Data provided:
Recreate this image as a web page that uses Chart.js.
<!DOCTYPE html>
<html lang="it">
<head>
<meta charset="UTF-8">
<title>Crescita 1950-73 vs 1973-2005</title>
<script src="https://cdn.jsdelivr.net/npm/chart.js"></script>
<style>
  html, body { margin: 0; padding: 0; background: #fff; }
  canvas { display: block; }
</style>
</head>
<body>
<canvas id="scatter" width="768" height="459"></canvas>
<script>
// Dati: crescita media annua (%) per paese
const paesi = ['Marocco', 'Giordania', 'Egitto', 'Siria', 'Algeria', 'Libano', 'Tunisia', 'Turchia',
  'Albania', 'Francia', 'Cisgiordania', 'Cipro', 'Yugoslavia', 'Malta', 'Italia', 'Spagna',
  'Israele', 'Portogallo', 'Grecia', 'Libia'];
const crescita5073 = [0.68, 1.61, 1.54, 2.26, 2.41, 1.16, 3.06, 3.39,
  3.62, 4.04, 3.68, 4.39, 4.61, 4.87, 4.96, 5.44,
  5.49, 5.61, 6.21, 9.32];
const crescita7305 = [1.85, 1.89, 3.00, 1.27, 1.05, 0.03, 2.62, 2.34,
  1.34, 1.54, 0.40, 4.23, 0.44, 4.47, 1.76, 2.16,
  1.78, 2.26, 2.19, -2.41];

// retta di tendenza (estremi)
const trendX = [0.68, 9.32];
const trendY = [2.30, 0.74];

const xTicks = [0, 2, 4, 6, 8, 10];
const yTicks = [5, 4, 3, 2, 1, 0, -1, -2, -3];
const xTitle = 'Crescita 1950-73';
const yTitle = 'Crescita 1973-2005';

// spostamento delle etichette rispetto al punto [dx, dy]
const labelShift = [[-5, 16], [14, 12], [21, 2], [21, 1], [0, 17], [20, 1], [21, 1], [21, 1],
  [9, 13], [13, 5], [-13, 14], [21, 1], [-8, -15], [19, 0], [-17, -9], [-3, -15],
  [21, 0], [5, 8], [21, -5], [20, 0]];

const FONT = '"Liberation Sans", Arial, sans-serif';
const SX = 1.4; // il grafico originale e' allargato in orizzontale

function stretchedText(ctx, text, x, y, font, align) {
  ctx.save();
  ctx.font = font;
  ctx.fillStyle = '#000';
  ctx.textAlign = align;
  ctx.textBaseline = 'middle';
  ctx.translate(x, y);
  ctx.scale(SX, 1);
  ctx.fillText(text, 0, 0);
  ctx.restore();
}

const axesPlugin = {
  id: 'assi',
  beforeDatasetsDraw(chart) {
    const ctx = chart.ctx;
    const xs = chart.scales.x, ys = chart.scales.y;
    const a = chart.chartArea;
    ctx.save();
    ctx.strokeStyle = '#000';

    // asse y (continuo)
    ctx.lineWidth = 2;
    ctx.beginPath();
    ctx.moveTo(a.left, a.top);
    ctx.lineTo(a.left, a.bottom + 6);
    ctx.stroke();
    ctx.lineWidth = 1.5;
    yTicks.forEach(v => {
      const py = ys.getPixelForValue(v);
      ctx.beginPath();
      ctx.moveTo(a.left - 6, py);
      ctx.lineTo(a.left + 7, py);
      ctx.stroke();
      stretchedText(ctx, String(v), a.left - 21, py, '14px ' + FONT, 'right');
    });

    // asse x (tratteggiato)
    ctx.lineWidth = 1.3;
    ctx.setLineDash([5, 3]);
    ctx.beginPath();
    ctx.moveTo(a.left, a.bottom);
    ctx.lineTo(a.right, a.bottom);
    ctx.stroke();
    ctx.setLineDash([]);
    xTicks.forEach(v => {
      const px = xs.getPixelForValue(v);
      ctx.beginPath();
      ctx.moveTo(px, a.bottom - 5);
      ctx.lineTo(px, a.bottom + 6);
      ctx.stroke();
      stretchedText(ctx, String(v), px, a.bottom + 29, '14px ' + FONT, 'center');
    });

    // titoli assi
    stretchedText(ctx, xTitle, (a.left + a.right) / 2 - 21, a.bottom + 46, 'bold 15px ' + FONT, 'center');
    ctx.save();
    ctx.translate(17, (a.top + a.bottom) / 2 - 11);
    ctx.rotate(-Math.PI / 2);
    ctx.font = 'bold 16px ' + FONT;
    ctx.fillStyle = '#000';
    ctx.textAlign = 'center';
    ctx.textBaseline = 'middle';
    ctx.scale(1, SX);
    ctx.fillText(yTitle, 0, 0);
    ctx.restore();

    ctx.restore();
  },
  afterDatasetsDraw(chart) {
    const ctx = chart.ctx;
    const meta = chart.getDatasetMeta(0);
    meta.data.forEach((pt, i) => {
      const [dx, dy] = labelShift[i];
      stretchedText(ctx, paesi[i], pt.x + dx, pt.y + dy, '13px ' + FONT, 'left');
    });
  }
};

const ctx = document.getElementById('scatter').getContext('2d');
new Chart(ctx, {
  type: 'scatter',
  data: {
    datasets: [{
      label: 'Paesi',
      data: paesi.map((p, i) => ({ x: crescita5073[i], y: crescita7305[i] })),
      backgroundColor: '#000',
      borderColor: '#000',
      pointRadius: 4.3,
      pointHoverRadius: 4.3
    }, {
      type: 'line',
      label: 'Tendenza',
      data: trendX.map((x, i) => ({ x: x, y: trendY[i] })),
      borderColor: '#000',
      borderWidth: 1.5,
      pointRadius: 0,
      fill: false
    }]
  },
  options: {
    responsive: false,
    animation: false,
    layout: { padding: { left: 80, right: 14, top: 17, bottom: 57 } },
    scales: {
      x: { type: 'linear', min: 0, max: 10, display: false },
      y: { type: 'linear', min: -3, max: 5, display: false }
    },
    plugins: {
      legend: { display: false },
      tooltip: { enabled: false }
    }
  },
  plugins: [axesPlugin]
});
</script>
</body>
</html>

---

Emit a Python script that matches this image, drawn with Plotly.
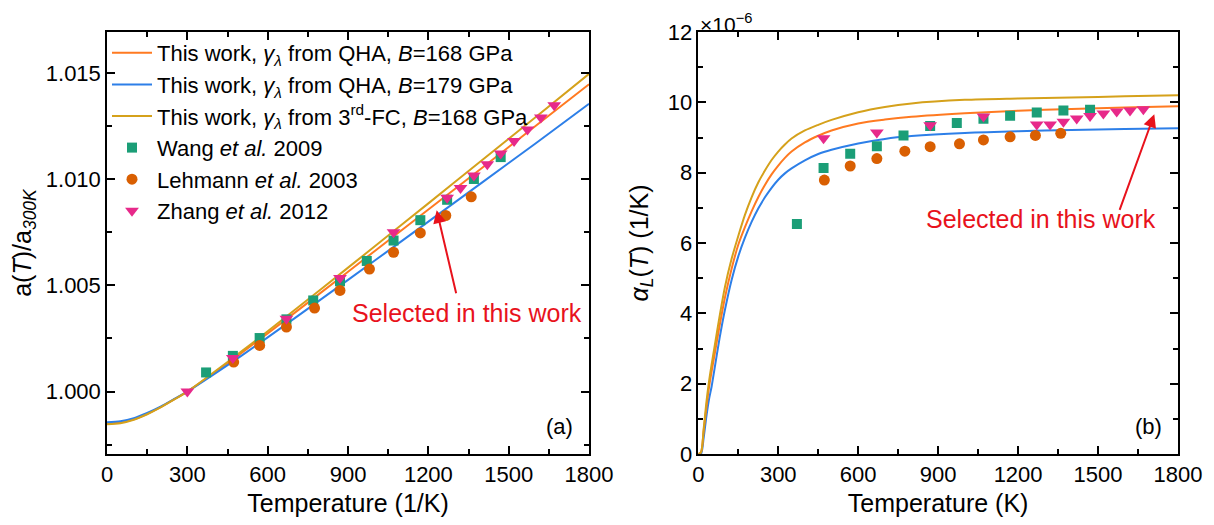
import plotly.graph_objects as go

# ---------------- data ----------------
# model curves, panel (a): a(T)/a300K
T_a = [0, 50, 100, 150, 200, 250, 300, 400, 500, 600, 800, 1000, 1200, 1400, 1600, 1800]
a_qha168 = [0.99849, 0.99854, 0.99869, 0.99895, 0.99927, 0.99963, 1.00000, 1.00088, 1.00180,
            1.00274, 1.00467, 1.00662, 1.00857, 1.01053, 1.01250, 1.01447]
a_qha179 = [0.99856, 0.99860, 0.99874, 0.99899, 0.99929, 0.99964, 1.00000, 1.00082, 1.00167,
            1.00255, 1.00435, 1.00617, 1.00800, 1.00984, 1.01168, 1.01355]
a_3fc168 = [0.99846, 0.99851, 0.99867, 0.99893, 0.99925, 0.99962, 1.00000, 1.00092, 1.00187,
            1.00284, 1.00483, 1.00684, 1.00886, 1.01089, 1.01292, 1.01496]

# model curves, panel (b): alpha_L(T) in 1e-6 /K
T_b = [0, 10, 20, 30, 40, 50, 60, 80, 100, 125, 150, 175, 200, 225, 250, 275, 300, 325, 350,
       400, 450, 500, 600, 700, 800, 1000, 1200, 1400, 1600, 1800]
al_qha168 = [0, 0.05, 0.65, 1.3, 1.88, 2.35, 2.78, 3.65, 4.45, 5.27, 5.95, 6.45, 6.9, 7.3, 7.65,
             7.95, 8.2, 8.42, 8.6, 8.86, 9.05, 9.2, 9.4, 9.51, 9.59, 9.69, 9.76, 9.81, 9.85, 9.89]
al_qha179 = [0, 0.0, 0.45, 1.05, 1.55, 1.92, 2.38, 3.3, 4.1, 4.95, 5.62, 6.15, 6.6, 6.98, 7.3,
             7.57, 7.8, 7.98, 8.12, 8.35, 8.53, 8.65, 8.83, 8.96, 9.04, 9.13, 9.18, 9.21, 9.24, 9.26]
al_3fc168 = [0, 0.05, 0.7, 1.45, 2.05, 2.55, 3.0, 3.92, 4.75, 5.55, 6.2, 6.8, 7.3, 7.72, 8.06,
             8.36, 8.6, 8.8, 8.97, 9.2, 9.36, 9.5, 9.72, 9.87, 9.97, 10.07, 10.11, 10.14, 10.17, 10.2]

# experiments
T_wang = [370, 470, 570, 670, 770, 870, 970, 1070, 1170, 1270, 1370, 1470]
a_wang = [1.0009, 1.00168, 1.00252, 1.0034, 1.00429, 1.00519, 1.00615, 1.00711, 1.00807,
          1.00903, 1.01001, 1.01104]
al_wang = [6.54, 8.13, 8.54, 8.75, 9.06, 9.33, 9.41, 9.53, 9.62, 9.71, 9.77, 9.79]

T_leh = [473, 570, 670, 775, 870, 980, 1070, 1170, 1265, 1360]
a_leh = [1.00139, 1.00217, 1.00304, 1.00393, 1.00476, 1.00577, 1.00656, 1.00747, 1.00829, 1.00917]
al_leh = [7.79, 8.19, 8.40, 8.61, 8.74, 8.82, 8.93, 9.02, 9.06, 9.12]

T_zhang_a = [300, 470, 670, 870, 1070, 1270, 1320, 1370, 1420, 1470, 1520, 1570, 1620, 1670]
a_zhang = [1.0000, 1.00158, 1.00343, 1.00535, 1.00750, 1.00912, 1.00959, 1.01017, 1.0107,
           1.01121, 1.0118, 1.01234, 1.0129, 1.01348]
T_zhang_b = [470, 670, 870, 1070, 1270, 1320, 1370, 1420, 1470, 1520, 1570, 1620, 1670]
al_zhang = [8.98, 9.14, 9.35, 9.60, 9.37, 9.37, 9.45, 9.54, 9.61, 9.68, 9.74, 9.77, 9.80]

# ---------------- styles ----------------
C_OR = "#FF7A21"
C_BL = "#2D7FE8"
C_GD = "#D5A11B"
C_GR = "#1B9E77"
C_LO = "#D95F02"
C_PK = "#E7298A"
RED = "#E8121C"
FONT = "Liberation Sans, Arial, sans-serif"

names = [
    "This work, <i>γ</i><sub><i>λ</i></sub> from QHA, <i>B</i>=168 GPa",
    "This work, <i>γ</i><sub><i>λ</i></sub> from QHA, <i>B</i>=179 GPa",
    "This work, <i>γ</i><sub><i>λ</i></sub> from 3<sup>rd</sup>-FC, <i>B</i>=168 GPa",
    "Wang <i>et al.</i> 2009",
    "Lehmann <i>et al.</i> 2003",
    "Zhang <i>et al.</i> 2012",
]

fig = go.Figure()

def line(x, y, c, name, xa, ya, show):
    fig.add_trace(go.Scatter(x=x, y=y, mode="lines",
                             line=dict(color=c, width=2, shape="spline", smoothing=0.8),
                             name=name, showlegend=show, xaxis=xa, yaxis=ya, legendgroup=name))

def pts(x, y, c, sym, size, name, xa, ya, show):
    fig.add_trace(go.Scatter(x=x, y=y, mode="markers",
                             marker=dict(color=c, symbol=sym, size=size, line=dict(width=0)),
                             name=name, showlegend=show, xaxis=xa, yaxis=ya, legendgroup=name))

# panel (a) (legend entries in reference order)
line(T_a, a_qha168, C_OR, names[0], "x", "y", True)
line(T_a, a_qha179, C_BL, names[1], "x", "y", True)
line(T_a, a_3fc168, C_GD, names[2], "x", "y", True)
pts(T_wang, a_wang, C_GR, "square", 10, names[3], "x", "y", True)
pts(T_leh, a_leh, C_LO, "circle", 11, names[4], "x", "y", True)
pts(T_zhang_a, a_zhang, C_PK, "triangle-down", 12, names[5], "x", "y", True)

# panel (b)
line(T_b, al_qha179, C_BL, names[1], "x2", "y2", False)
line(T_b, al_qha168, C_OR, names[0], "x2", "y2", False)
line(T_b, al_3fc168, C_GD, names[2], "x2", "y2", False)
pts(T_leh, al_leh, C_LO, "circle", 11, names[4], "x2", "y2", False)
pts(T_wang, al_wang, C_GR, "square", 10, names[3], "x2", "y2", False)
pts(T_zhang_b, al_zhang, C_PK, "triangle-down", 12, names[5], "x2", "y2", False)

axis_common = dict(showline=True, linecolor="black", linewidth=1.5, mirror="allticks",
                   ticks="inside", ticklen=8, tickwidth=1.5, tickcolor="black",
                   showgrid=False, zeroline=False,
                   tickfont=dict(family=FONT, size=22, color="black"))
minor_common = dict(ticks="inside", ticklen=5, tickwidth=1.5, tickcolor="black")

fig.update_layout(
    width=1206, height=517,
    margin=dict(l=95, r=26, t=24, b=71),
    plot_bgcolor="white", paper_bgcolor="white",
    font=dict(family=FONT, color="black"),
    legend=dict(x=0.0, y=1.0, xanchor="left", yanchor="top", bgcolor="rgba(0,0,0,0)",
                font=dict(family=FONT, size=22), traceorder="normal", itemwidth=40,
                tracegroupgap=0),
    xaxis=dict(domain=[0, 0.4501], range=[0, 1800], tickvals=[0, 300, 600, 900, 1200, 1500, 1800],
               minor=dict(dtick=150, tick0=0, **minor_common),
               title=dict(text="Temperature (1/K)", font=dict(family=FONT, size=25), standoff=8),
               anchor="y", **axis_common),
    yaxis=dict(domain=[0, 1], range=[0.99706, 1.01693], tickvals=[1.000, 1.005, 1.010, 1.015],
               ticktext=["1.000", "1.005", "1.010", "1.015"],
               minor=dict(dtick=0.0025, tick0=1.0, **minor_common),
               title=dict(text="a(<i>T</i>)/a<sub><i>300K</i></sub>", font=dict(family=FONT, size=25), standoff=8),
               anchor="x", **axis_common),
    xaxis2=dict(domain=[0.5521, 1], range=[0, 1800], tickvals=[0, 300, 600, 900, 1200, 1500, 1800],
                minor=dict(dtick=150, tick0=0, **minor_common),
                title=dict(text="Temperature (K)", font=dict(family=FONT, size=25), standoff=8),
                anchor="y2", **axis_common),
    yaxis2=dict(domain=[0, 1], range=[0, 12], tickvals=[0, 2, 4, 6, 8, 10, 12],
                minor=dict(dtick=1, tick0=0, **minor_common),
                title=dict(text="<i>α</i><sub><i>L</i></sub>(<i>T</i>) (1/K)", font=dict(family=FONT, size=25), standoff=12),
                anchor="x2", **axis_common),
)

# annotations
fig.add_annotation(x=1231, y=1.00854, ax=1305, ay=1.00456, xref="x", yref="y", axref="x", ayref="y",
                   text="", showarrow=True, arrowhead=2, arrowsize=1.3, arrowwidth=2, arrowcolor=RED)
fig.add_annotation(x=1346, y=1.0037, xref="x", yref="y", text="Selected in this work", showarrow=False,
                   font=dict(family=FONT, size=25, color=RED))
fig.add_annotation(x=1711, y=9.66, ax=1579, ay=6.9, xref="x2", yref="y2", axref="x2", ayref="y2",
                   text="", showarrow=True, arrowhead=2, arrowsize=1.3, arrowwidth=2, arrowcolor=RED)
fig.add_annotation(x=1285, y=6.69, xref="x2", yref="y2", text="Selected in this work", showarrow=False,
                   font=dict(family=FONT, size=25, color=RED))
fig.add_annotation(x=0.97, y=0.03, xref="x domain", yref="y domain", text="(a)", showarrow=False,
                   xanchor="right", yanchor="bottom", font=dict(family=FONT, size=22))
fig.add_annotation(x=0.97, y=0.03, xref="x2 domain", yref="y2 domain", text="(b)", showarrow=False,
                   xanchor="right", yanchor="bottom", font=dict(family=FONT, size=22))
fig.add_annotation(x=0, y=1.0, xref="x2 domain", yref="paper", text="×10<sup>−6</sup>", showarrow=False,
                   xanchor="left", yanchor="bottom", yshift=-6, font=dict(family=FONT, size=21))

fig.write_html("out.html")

Task instructions:
Reproduce, exactly as written, the stretch of lines whose first line is the one with "Recreate this image" and whose last line is the one with "const yTitle = 'Crescita 1973-2005';".

Response for this exercise:
Recreate this image as a web page that uses Chart.js.
<!DOCTYPE html>
<html lang="it">
<head>
<meta charset="UTF-8">
<title>Crescita 1950-73 vs 1973-2005</title>
<script src="https://cdn.jsdelivr.net/npm/chart.js"></script>
<style>
  html, body { margin: 0; padding: 0; background: #fff; }
  canvas { display: block; }
</style>
</head>
<body>
<canvas id="scatter" width="768" height="459"></canvas>
<script>
// Dati: crescita media annua (%) per paese
const paesi = ['Marocco', 'Giordania', 'Egitto', 'Siria', 'Algeria', 'Libano', 'Tunisia', 'Turchia',
  'Albania', 'Francia', 'Cisgiordania', 'Cipro', 'Yugoslavia', 'Malta', 'Italia', 'Spagna',
  'Israele', 'Portogallo', 'Grecia', 'Libia'];
const crescita5073 = [0.68, 1.61, 1.54, 2.26, 2.41, 1.16, 3.06, 3.39,
  3.62, 4.04, 3.68, 4.39, 4.61, 4.87, 4.96, 5.44,
  5.49, 5.61, 6.21, 9.32];
const crescita7305 = [1.85, 1.89, 3.00, 1.27, 1.05, 0.03, 2.62, 2.34,
  1.34, 1.54, 0.40, 4.23, 0.44, 4.47, 1.76, 2.16,
  1.78, 2.26, 2.19, -2.41];

// retta di tendenza (estremi)
const trendX = [0.68, 9.32];
const trendY = [2.30, 0.74];

const xTicks = [0, 2, 4, 6, 8, 10];
const yTicks = [5, 4, 3, 2, 1, 0, -1, -2, -3];
const xTitle = 'Crescita 1950-73';
const yTitle = 'Crescita 1973-2005';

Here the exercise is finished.